俗に古本屋と軽く呼ばれるが、文化を広く流布させて且後世に伝える重要な役割は無視できない。
古本屋は新刊書店とちがって仕入に身銭を切るから、売れなければ丸損となって泣き寝入りとなる。よほど慎重に選んで値踏みしなければならならない。昔から古本屋が倒産した例はないといわれる。
古本屋は在庫品の販売目録を全国の愛書家に送りつけて、注文を待つ熱心な店もすくなくない。
店売りにせよ目録にせよ、これはと思う本にひときわ高い値をつける工夫をヒネルという。又揃いものをそのまま纏め売りか、わざとバラ売りにするかについて思案がいる。
全集や大系ものをどう売りさばくは古本屋にとって難しくもあり、また妙味もある商いのひとつの勘どころだ。
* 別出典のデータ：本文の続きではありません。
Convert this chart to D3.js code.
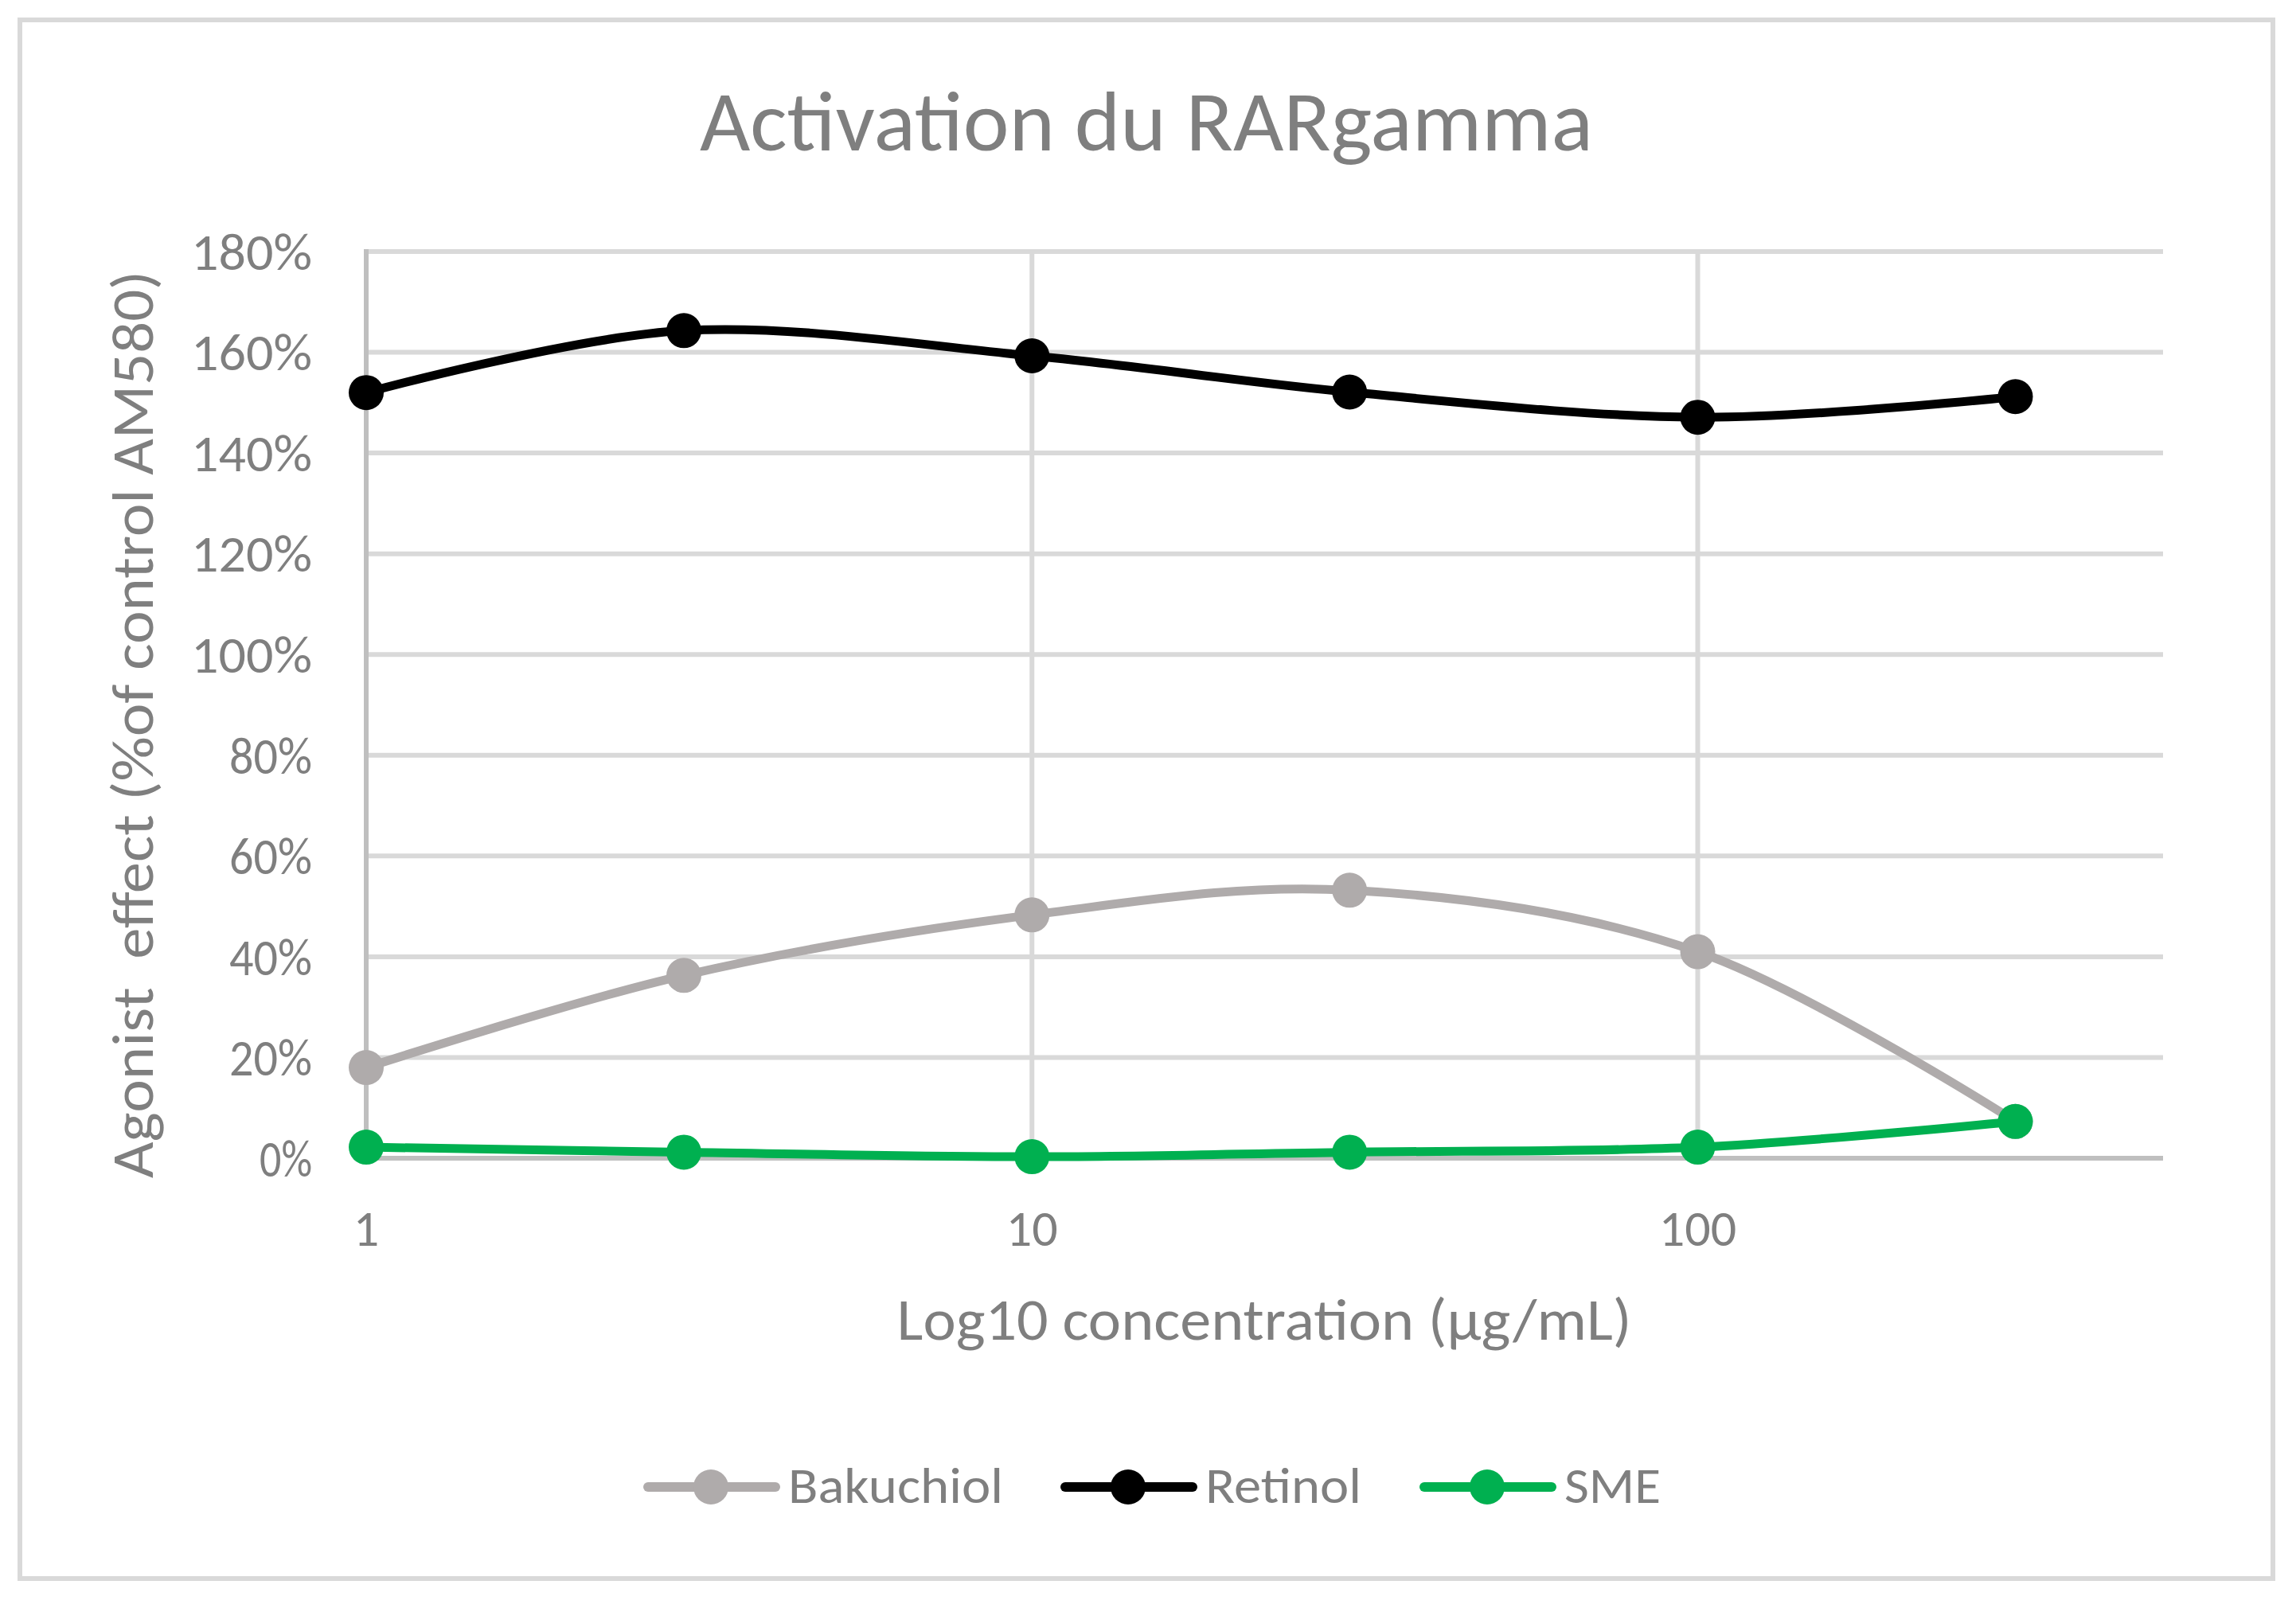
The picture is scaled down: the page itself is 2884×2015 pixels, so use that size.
<!DOCTYPE html>
<html>
<head>
<meta charset="utf-8">
<script src="https://cdn.jsdelivr.net/npm/d3@7"></script>
<style>
  html, body { margin: 0; padding: 0; background: #fff; }
  svg { display: block; }
  text { font-family: Carlito, Calibri, Lato, sans-serif; fill: #7f7f7f; }
</style>
</head>
<body>
<script>
// ---------- data ----------
const concentrations = [1, 3, 10, 30, 100, 300];
const bakuchiol = [0.18, 0.363, 0.483, 0.532, 0.41, 0.073];
const retinol   = [1.52, 1.643, 1.593, 1.521, 1.471, 1.512];
const sme       = [0.022, 0.012, 0.003, 0.012, 0.022, 0.073];
const seriesNames = ["Bakuchiol", "Retinol", "SME"];
const seriesColors = ["#afabab", "#000000", "#00b050"];
const yTicks = [0, 0.2, 0.4, 0.6, 0.8, 1.0, 1.2, 1.4, 1.6, 1.8];
const xTicks = [1, 10, 100];
const titleText = "Activation du RARgamma";
const xTitle = "Log10 concentration (\u00b5g/mL)";
const yTitle = "Agonist\u00a0 effect (%of control AM580)";

// ---------- layout ----------
const W = 2884, H = 2015;
const plot = { left: 460, right: 2717, top: 316, bottom: 1455 };

const svg = d3.select("body").append("svg").attr("width", W).attr("height", H);
svg.append("rect").attr("width", W).attr("height", H).attr("fill", "#fff");
svg.append("rect").attr("x", 25).attr("y", 25).attr("width", 2830).attr("height", 1958)
  .attr("fill", "#fff").attr("stroke", "#d9d9d9").attr("stroke-width", 6);

const x = d3.scaleLog().domain([1, 500]).range([plot.left, plot.right]);
const y = d3.scaleLinear().domain([0, 1.8]).range([plot.bottom, plot.top]);

// gridlines
svg.append("g").selectAll("line").data(yTicks.filter(d => d > 0)).join("line")
  .attr("x1", plot.left).attr("x2", plot.right)
  .attr("y1", d => y(d)).attr("y2", d => y(d))
  .attr("stroke", "#d9d9d9").attr("stroke-width", 6);
svg.append("g").selectAll("line").data(xTicks.filter(d => d > 1)).join("line")
  .attr("x1", d => x(d)).attr("x2", d => x(d))
  .attr("y1", plot.top).attr("y2", plot.bottom)
  .attr("stroke", "#d9d9d9").attr("stroke-width", 6);

// axes lines
svg.append("line").attr("x1", plot.left).attr("x2", plot.right)
  .attr("y1", y(0)).attr("y2", y(0)).attr("stroke", "#bfbfbf").attr("stroke-width", 6);
svg.append("line").attr("x1", x(1)).attr("x2", x(1))
  .attr("y1", plot.top - 3).attr("y2", plot.bottom).attr("stroke", "#bfbfbf").attr("stroke-width", 6);

// y tick labels
const fmt = d3.format(".0%");
svg.append("g").selectAll("text").data(yTicks).join("text")
  .attr("x", 392).attr("y", d => y(d)).attr("dy", "0.35em")
  .attr("text-anchor", "end").attr("font-size", 65)
  .attr("textLength", d => fmt(d).length === 4 ? 152 : (fmt(d).length === 3 ? 104 : 66))
  .attr("lengthAdjust", "spacingAndGlyphs")
  .text(d => fmt(d));

// x tick labels
svg.append("g").selectAll("text").data(xTicks).join("text")
  .attr("x", d => x(d)).attr("y", 1565)
  .attr("text-anchor", "middle").attr("font-size", 64).text(d => d);

// titles
svg.append("text").attr("x", 1440).attr("y", 189).attr("text-anchor", "middle")
  .attr("font-size", 108).attr("textLength", 1122).attr("lengthAdjust", "spacingAndGlyphs")
  .text(titleText);
svg.append("text").attr("x", 1588).attr("y", 1683).attr("text-anchor", "middle")
  .attr("font-size", 74).attr("textLength", 923).attr("lengthAdjust", "spacingAndGlyphs")
  .text(xTitle);
svg.append("text").attr("transform", "translate(192,910) rotate(-90)")
  .attr("text-anchor", "middle").attr("font-size", 74)
  .attr("textLength", 1140).attr("lengthAdjust", "spacingAndGlyphs").text(yTitle);

// series
const allSeries = [bakuchiol, retinol, sme].map((vals, i) => ({
  name: seriesNames[i], color: seriesColors[i],
  pts: concentrations.map((c, j) => [c, vals[j]])
}));
const line = d3.line().x(d => x(d[0])).y(d => y(d[1])).curve(d3.curveCardinal.tension(0));
const gS = svg.append("g");
allSeries.forEach(s => {
  gS.append("path").attr("d", line(s.pts)).attr("fill", "none")
    .attr("stroke", s.color).attr("stroke-width", 11).attr("stroke-linecap", "round");
  gS.append("g").selectAll("circle").data(s.pts).join("circle")
    .attr("cx", d => x(d[0])).attr("cy", d => y(d[1])).attr("r", 22).attr("fill", s.color);
});

// legend
const legendStarts = [814, 1338, 1789];
const legendTextLen = [270, 196, 121];
const legY = 1868;
const lg = svg.append("g");
allSeries.forEach((s, i) => {
  const x0 = legendStarts[i];
  lg.append("line").attr("x1", x0).attr("x2", x0 + 160).attr("y1", legY).attr("y2", legY)
    .attr("stroke", s.color).attr("stroke-width", 12).attr("stroke-linecap", "round");
  lg.append("circle").attr("cx", x0 + 79).attr("cy", legY).attr("r", 22).attr("fill", s.color);
  lg.append("text").attr("x", x0 + 176).attr("y", 1888).attr("font-size", 64)
    .attr("textLength", legendTextLen[i]).attr("lengthAdjust", "spacingAndGlyphs").text(s.name);
});
</script>
</body>
</html>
普通は全冊揃いの価格の2分の1位で巻数頭割りにし、画一の値段で売ると、必ず売れ残りがでるので、そこでヒネルことのできる巻を見つけて、その分だけ他の値段を落とすのがベテランの腕のふるいどころだ。これにはなによりも売りつける側の知識とセンスが問われる。
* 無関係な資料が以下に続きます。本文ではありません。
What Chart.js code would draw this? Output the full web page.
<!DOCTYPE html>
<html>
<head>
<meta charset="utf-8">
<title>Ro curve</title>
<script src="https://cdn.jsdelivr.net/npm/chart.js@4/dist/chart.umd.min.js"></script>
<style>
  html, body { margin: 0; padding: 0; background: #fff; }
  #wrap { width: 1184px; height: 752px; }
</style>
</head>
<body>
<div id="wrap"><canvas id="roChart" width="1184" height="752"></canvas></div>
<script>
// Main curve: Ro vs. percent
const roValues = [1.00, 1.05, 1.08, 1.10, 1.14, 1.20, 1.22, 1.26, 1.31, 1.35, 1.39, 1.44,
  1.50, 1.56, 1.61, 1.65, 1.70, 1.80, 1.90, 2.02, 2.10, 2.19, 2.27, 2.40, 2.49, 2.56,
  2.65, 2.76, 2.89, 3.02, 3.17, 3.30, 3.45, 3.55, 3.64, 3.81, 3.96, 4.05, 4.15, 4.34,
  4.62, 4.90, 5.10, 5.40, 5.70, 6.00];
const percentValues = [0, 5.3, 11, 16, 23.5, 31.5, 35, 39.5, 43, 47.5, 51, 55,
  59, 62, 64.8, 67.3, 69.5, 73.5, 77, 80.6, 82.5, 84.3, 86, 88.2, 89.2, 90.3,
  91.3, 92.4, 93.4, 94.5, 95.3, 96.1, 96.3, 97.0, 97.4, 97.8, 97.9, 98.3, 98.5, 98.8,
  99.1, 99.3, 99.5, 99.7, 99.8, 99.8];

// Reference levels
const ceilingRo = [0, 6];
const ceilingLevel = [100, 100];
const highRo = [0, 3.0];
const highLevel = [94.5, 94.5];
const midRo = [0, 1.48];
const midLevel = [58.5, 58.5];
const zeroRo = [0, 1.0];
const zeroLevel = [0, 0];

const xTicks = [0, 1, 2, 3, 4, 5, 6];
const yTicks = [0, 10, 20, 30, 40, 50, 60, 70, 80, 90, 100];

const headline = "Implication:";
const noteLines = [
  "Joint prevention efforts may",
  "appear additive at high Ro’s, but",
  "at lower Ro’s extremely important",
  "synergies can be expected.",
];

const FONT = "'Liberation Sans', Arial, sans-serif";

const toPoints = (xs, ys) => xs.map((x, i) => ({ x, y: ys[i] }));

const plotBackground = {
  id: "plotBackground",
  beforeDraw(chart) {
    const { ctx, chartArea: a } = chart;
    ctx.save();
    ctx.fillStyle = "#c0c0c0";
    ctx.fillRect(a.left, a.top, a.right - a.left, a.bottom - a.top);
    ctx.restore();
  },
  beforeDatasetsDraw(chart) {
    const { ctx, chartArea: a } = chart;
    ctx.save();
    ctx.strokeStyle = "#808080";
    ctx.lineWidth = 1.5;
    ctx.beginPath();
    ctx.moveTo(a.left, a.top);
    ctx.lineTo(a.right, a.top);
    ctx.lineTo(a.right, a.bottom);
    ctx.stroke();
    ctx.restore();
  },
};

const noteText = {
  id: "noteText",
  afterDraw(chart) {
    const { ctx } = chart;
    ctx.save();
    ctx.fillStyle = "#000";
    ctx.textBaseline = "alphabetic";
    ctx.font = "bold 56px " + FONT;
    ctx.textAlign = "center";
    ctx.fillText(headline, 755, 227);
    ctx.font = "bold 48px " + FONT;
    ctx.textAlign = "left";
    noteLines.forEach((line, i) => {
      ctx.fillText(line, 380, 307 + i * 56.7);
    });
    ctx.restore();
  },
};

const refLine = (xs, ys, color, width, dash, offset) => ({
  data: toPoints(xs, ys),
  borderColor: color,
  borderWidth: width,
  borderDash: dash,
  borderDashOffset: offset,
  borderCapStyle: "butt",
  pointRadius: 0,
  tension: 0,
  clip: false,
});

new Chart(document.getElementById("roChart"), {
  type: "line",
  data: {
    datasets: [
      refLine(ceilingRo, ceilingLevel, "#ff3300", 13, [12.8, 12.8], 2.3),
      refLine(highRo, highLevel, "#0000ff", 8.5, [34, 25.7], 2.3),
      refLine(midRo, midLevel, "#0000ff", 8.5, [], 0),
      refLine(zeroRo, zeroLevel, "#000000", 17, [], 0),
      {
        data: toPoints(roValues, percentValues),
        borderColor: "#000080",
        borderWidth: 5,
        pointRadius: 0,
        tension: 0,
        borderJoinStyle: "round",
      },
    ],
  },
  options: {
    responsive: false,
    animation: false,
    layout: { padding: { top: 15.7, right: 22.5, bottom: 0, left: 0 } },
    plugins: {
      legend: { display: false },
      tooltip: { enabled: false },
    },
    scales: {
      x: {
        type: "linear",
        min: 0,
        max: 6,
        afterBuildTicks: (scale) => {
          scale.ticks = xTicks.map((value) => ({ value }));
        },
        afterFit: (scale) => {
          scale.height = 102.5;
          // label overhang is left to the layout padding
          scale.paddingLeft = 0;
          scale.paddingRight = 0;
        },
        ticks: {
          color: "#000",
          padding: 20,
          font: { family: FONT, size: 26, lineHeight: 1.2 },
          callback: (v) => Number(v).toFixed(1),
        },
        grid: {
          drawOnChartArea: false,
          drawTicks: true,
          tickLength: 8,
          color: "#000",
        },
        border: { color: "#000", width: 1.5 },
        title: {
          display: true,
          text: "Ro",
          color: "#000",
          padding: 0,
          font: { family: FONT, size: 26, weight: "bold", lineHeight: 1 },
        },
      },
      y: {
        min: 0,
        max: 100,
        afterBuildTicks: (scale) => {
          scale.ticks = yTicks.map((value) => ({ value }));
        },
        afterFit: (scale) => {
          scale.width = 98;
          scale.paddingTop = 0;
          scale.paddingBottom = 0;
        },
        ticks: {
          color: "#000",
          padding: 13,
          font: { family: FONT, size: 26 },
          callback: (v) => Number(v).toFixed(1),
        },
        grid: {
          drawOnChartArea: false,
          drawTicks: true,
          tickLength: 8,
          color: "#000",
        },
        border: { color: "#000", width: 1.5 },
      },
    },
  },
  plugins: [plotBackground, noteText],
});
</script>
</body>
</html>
古本屋店主との付き合い方は:不用意に接するとご機嫌を損なう。古書を扱っているという誇りをもっている。棚にある本を手に取って見ている態度から、どれほど古書に慣れているかを見抜く。水上龍太郎は大抵古本は言い値で買う。これはまことに心持のよいものだという。先方からひどく馬鹿にされたような嫌な心持がして値切ってみるとか、さもなくば値をつけずに立ち去るのが一般ではあるが・・・。古本屋には先にかいたように、値をつけた根拠があるので、一種の矜持がかれらにはあるのだろう。
好い高い本は割合に得ることは容易であるが、屑物同然の本で入用なものは却って容易ではない。和漢書の端本屋があるが、方々から買い集めてそれをとりあわせて完本を作るという商売もあるそうです。